> _Task instructions_
Find the word "with" in the material below and gather every line that contains it.

> _Records_
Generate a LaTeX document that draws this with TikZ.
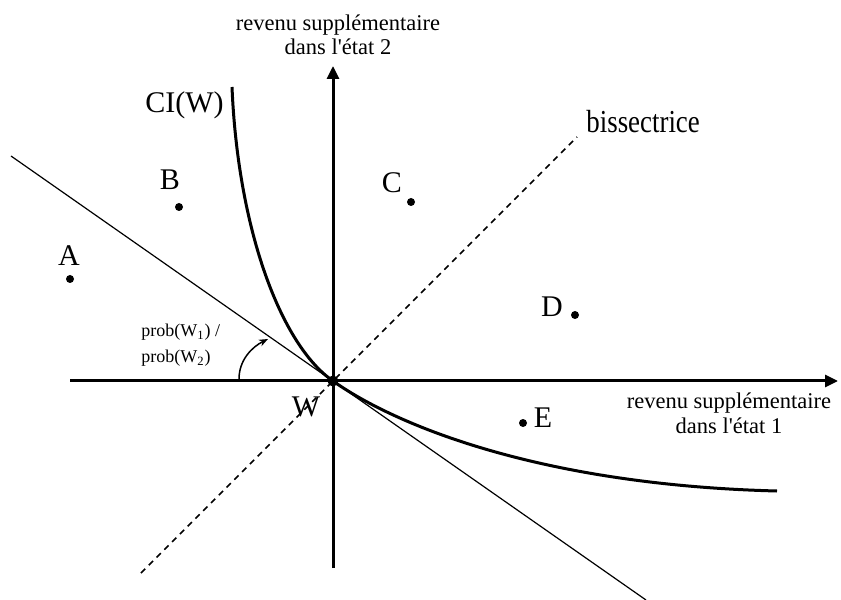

* * *

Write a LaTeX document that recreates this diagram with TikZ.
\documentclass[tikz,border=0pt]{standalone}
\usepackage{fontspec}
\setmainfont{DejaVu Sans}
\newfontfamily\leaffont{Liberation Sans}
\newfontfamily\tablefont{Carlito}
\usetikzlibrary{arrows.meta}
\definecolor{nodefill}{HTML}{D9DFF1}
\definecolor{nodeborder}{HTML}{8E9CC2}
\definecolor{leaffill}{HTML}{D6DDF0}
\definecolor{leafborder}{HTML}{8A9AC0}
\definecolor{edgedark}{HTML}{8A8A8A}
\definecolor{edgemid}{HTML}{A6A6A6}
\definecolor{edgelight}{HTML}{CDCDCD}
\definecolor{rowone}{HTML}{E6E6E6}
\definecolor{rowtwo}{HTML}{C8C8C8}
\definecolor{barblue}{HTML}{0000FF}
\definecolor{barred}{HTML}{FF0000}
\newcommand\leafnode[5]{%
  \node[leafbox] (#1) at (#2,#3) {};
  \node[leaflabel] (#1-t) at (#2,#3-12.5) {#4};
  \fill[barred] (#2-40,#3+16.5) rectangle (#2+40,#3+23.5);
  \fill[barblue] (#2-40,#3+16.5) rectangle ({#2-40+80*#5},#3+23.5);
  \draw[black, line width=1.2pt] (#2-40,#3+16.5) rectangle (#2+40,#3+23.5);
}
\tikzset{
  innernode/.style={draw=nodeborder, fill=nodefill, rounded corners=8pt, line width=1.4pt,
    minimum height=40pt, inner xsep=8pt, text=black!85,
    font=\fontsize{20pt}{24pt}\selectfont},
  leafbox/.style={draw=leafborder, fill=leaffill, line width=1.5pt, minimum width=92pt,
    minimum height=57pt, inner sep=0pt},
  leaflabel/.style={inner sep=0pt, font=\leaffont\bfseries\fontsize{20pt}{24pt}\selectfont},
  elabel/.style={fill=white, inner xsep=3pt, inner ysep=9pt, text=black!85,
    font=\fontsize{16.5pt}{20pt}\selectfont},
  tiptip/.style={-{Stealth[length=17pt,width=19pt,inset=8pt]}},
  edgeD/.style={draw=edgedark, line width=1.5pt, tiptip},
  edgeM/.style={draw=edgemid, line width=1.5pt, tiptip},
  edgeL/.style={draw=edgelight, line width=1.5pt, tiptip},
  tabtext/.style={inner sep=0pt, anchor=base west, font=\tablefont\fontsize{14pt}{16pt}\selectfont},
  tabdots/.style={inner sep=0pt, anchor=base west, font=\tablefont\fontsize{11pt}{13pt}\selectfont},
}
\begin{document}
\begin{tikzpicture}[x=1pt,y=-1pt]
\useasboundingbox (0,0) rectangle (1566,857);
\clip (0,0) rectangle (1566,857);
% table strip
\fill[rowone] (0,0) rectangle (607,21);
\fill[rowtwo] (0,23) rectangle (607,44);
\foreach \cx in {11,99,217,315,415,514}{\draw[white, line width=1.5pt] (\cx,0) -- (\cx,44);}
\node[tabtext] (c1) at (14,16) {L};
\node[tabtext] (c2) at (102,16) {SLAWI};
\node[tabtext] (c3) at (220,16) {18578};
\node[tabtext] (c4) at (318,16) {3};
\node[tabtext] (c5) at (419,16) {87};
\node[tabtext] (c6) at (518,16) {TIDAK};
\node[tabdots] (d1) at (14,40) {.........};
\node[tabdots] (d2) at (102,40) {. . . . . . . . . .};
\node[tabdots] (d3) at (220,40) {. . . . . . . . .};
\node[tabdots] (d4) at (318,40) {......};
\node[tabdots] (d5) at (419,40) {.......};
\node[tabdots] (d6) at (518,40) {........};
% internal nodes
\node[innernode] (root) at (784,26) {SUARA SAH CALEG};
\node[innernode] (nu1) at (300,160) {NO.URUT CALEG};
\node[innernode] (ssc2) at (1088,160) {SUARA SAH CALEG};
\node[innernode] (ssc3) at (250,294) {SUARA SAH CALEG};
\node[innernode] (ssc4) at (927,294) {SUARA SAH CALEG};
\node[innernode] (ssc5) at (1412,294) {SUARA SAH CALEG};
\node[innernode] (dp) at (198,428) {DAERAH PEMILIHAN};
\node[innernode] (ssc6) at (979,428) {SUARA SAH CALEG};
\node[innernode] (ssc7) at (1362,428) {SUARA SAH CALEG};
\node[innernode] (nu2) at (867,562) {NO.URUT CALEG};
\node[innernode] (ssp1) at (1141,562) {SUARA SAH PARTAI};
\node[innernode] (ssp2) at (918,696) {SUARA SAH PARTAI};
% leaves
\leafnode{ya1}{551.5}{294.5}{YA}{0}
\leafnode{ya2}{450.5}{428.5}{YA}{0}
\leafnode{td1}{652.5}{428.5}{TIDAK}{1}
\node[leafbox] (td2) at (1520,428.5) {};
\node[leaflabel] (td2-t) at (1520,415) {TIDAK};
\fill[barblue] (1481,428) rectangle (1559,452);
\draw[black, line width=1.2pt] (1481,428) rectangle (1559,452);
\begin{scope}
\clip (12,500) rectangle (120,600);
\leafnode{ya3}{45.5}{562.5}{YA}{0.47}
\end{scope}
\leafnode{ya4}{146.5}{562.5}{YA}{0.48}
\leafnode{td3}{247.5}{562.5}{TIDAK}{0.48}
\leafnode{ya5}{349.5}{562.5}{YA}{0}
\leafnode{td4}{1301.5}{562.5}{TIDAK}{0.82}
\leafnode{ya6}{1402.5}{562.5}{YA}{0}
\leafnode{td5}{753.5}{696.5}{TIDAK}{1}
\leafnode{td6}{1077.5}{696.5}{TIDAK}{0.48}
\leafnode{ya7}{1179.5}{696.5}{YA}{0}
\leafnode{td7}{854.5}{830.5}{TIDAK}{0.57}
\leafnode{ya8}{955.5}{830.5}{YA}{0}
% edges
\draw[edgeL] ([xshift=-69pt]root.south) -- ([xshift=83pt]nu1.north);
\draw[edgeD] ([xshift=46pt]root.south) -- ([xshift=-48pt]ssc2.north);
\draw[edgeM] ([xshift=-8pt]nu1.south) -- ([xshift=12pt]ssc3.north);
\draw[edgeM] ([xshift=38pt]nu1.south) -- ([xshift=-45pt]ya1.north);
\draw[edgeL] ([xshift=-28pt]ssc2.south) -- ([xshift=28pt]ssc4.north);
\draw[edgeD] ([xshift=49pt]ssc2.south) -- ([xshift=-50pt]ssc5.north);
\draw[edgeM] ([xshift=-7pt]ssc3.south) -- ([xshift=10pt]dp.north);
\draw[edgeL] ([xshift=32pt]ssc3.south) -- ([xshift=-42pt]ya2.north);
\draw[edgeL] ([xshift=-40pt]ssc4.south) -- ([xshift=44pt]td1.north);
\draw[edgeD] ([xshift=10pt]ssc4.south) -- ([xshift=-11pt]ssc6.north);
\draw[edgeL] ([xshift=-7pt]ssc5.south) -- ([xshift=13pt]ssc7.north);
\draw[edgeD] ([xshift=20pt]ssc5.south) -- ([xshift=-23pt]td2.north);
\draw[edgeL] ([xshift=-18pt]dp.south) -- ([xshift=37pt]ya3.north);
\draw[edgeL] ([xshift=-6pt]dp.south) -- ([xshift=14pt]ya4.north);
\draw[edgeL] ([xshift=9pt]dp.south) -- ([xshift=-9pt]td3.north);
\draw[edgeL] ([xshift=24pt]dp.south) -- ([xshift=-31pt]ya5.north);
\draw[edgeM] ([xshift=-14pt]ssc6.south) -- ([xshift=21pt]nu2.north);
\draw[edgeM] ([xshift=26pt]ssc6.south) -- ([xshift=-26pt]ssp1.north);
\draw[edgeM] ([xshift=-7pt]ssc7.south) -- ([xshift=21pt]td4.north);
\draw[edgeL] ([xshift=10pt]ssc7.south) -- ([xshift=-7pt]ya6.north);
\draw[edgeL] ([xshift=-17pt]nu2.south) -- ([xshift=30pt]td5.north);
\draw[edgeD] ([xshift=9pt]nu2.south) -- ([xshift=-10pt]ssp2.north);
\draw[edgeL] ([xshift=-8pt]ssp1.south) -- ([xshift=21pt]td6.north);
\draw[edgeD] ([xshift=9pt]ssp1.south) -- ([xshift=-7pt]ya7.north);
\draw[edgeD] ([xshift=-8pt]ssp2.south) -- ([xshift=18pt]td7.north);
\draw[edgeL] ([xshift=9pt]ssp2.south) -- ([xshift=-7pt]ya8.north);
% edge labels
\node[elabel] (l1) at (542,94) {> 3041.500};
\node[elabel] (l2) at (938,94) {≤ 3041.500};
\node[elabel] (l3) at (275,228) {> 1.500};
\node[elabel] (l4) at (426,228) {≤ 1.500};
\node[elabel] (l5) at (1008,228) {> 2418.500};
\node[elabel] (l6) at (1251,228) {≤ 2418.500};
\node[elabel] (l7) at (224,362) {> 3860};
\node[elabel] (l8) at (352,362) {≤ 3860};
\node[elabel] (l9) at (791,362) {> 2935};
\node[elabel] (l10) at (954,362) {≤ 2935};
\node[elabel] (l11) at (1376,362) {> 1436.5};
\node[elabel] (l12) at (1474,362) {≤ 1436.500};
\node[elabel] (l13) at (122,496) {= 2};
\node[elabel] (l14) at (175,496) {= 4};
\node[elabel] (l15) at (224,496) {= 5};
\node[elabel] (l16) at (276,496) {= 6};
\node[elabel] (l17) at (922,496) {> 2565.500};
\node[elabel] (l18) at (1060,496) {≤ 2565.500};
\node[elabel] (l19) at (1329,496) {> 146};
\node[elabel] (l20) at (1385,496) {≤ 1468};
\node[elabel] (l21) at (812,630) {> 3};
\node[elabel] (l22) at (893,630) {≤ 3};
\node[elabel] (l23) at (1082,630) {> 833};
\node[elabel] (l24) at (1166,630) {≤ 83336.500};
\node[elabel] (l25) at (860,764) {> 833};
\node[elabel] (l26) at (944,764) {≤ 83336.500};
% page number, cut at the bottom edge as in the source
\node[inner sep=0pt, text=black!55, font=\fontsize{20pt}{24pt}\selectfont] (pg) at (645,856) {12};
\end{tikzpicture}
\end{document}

> _Correct result_
Generate a LaTeX document that draws this with TikZ.
Write a LaTeX document that recreates this diagram with TikZ.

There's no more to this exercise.